Why must a cancelled child context explicitly remove itself from its parent's children map to prevent memory leaks?
Many assume the parent retains children until it itself is destroyed. In practice, when cancelCtx.cancel() runs (whether from parent propagation or local timeout), it acquires the parent's mutex and deletes itself from the children map. If this removal did not occur, a long-lived parent context (like a background server context) would accumulate entries for every transient request context ever created, preventing garbage collection of completed request memory and causing unbounded heap growth.
How does context.WithValue achieve O(1) space per key while maintaining O(k) lookup time where k is the tree depth, and why not use a map?
Candidates often suggest copying a map on each WithValue call (which would be O(n) in map size) or using a global synchronized map (concurrency issues). The actual implementation uses a linked list: each valueCtx contains a key, value, and parent pointer. Value() traverses upward comparing keys. Since context trees are rarely deeper than 5-10 levels (request → handler → service → DB → tx), this is effectively constant time. Using a map per context would require either copying (expensive) or mutability (unsafe for concurrent reads).
What is the specific hazard of storing nil in a context.Context interface variable, and why does context.Background() return a non-nil empty struct instead of nil?

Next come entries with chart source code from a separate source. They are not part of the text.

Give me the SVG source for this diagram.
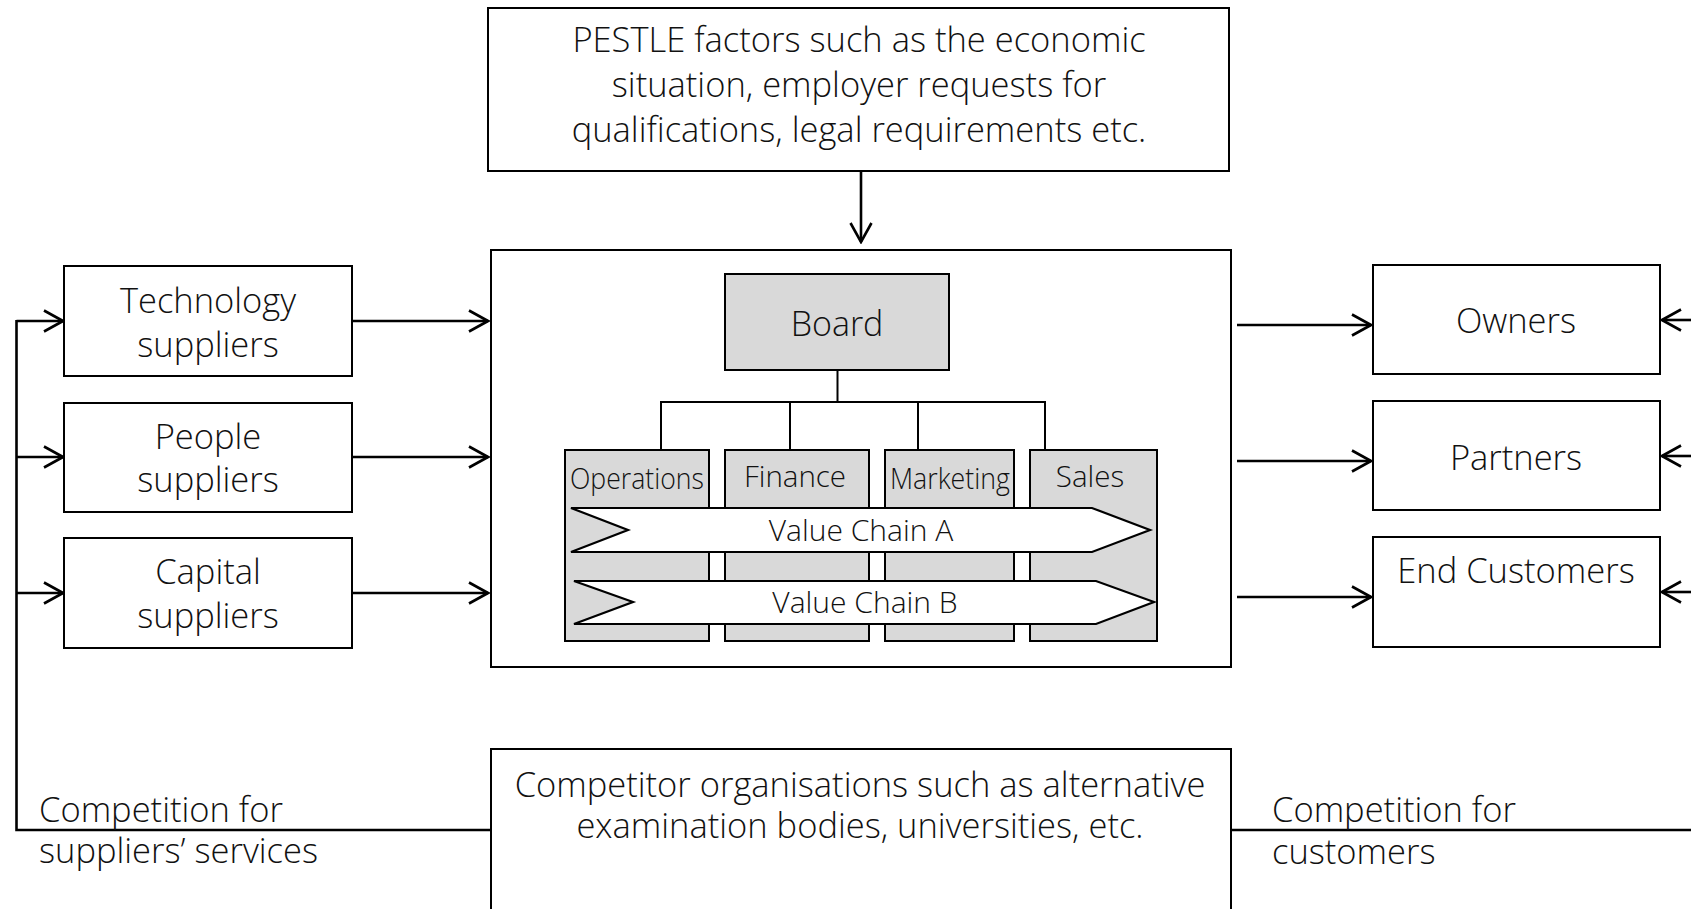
<svg xmlns="http://www.w3.org/2000/svg" width="1691" height="909" viewBox="0 0 1691 909">
  <style>
    text { font-family: "Open Sans", "Noto Sans", "Liberation Sans", sans-serif; font-weight: 300; fill: #111; }
    .box { fill: #fff; stroke: #000; stroke-width: 2; }
    .grey { fill: #d9d9d9; stroke: #000; stroke-width: 2; }
    .chain { fill: #fff; stroke: #000; stroke-width: 2.2; }
    .link { fill: none; stroke: #000; stroke-width: 2.6; }
    .org { fill: none; stroke: #000; stroke-width: 2; }
    .big { font-size: 34.5px; }
    .mid { font-size: 30px; }
    .dept { font-size: 29.5px; }
  </style>
  <defs>
    <marker id="arrow" viewBox="0 0 22 24" refX="20" refY="12" markerWidth="22" markerHeight="24" orient="auto" markerUnits="userSpaceOnUse">
      <path d="M1,1.5 L20,12 L1,22.5" fill="none" stroke="#000" stroke-width="2.6"/>
    </marker>
  </defs>

  <rect width="1691" height="909" fill="#fff"/>

  <!-- connectors -->
  <g id="connectors">
    <!-- PESTLE into organisation -->
    <line class="link" x1="861" y1="172" x2="861" y2="242" marker-end="url(#arrow)"/>
    <!-- suppliers into organisation -->
    <line class="link" x1="352" y1="321" x2="488" y2="321" marker-end="url(#arrow)"/>
    <line class="link" x1="352" y1="457" x2="488" y2="457" marker-end="url(#arrow)"/>
    <line class="link" x1="352" y1="593" x2="488" y2="593" marker-end="url(#arrow)"/>
    <!-- organisation out to stakeholders -->
    <line class="link" x1="1237" y1="325" x2="1371" y2="325" marker-end="url(#arrow)"/>
    <line class="link" x1="1237" y1="461" x2="1371" y2="461" marker-end="url(#arrow)"/>
    <line class="link" x1="1237" y1="597" x2="1371" y2="597" marker-end="url(#arrow)"/>
    <!-- competition for suppliers -->
    <polyline class="link" points="491,830 16.5,830 16.5,320"/>
    <line class="link" x1="16.5" y1="321" x2="63" y2="321" marker-end="url(#arrow)"/>
    <line class="link" x1="16.5" y1="457" x2="63" y2="457" marker-end="url(#arrow)"/>
    <line class="link" x1="16.5" y1="593" x2="63" y2="593" marker-end="url(#arrow)"/>
    <!-- competition for customers -->
    <line class="link" x1="1231" y1="830" x2="1691" y2="830"/>
    <line class="link" x1="1691" y1="320" x2="1662" y2="320" marker-end="url(#arrow)"/>
    <line class="link" x1="1691" y1="456" x2="1662" y2="456" marker-end="url(#arrow)"/>
    <line class="link" x1="1691" y1="592" x2="1662" y2="592" marker-end="url(#arrow)"/>
  </g>

  <g id="pestle">
    <rect class="box" x="488" y="8" width="741" height="163"/>
    <text class="big" x="859" y="52" text-anchor="middle">PESTLE factors such as the economic</text>
    <text class="big" x="859" y="97" text-anchor="middle">situation, employer requests for</text>
    <text class="big" x="859" y="142" text-anchor="middle">qualifications, legal requirements etc.</text>
  </g>

  <g id="technology-suppliers">
    <rect class="box" x="64" y="266" width="288" height="110"/>
    <text class="big" x="208" y="313" text-anchor="middle">Technology</text>
    <text class="big" x="208" y="357" text-anchor="middle">suppliers</text>
  </g>
  <g id="people-suppliers">
    <rect class="box" x="64" y="403" width="288" height="109"/>
    <text class="big" x="208" y="449" text-anchor="middle">People</text>
    <text class="big" x="208" y="492" text-anchor="middle">suppliers</text>
  </g>
  <g id="capital-suppliers">
    <rect class="box" x="64" y="538" width="288" height="110"/>
    <text class="big" x="208" y="584" text-anchor="middle">Capital</text>
    <text class="big" x="208" y="628" text-anchor="middle">suppliers</text>
  </g>

  <g id="organisation">
    <rect class="box" x="491" y="250" width="740" height="417"/>
    <g id="board">
      <rect class="grey" x="725" y="274" width="224" height="96"/>
      <text class="big" x="837" y="336" text-anchor="middle" style="font-size:34px">Board</text>
    </g>
    <g id="org-lines">
      <line class="org" x1="837.5" y1="370" x2="837.5" y2="402"/>
      <polyline class="org" points="661,450 661,402 1045,402 1045,450"/>
      <line class="org" x1="790" y1="402" x2="790" y2="450"/>
      <line class="org" x1="918" y1="402" x2="918" y2="450"/>
    </g>
    <g id="operations">
      <rect class="grey" x="565" y="450" width="144" height="191"/>
      <text class="dept" x="637" y="489" text-anchor="middle" textLength="134" lengthAdjust="spacingAndGlyphs">Operations</text>
    </g>
    <g id="finance">
      <rect class="grey" x="725" y="450" width="144" height="191"/>
      <text class="dept" x="795" y="487" text-anchor="middle">Finance</text>
    </g>
    <g id="marketing">
      <rect class="grey" x="885" y="450" width="129" height="191"/>
      <text class="dept" x="950" y="489" text-anchor="middle" textLength="120" lengthAdjust="spacingAndGlyphs">Marketing</text>
    </g>
    <g id="sales">
      <rect class="grey" x="1030" y="450" width="127" height="191"/>
      <text class="dept" x="1090" y="487" text-anchor="middle">Sales</text>
    </g>
    <g id="value-chain-a">
      <polygon class="chain" points="571,508 1092,508 1150,530 1092,552 571,552 628,530"/>
      <text class="mid" x="861" y="541" text-anchor="middle">Value Chain A</text>
    </g>
    <g id="value-chain-b">
      <polygon class="chain" points="574,581 1096,581 1154,602 1096,624 574,624 633,602"/>
      <text class="mid" x="865" y="613" text-anchor="middle">Value Chain B</text>
    </g>
  </g>

  <g id="owners">
    <rect class="box" x="1373" y="265" width="287" height="109"/>
    <text class="big" x="1516" y="333" text-anchor="middle">Owners</text>
  </g>
  <g id="partners">
    <rect class="box" x="1373" y="401" width="287" height="109"/>
    <text class="big" x="1516" y="470" text-anchor="middle">Partners</text>
  </g>
  <g id="end-customers">
    <rect class="box" x="1373" y="537" width="287" height="110"/>
    <text class="big" x="1516" y="583" text-anchor="middle">End Customers</text>
  </g>

  <g id="competitors">
    <rect class="box" x="491" y="749" width="740" height="175"/>
    <text class="big" x="860" y="797" text-anchor="middle">Competitor organisations such as alternative</text>
    <text class="big" x="860" y="838" text-anchor="middle">examination bodies, universities, etc.</text>
  </g>

  <g id="connector-labels">
    <text class="big" x="39" y="822">Competition for</text>
    <text class="big" x="39" y="863">suppliers’ services</text>
    <text class="big" x="1272" y="822">Competition for</text>
    <text class="big" x="1272" y="864">customers</text>
  </g>
</svg>
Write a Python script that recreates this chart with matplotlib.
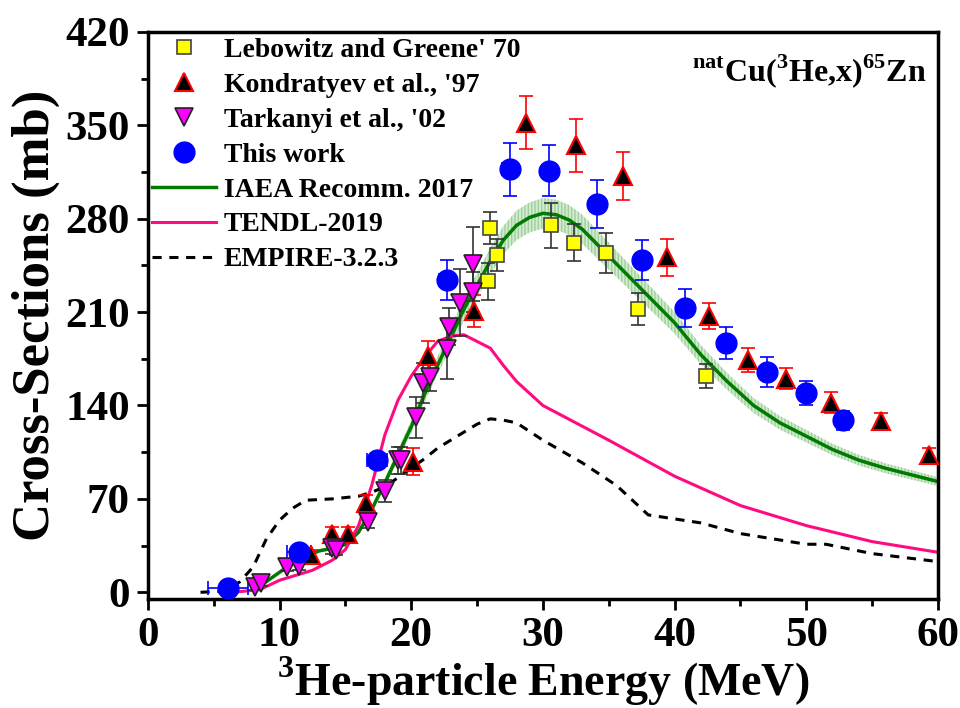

While var c context.Context = nil is valid, passing it to functions expecting cancelable contexts causes panics when methods are called on the nil interface. Background() returns a singleton backgroundCtx{} (a non-nil empty struct implementing the interface) to ensure method calls always succeed and to provide a stable root for context trees. This avoids the "nil interface vs nil concrete" confusion (where a typed nil pointer satisfies != nil checks but panics on method calls) by ensuring the context value is never nil, only its parent pointer might be logically nil.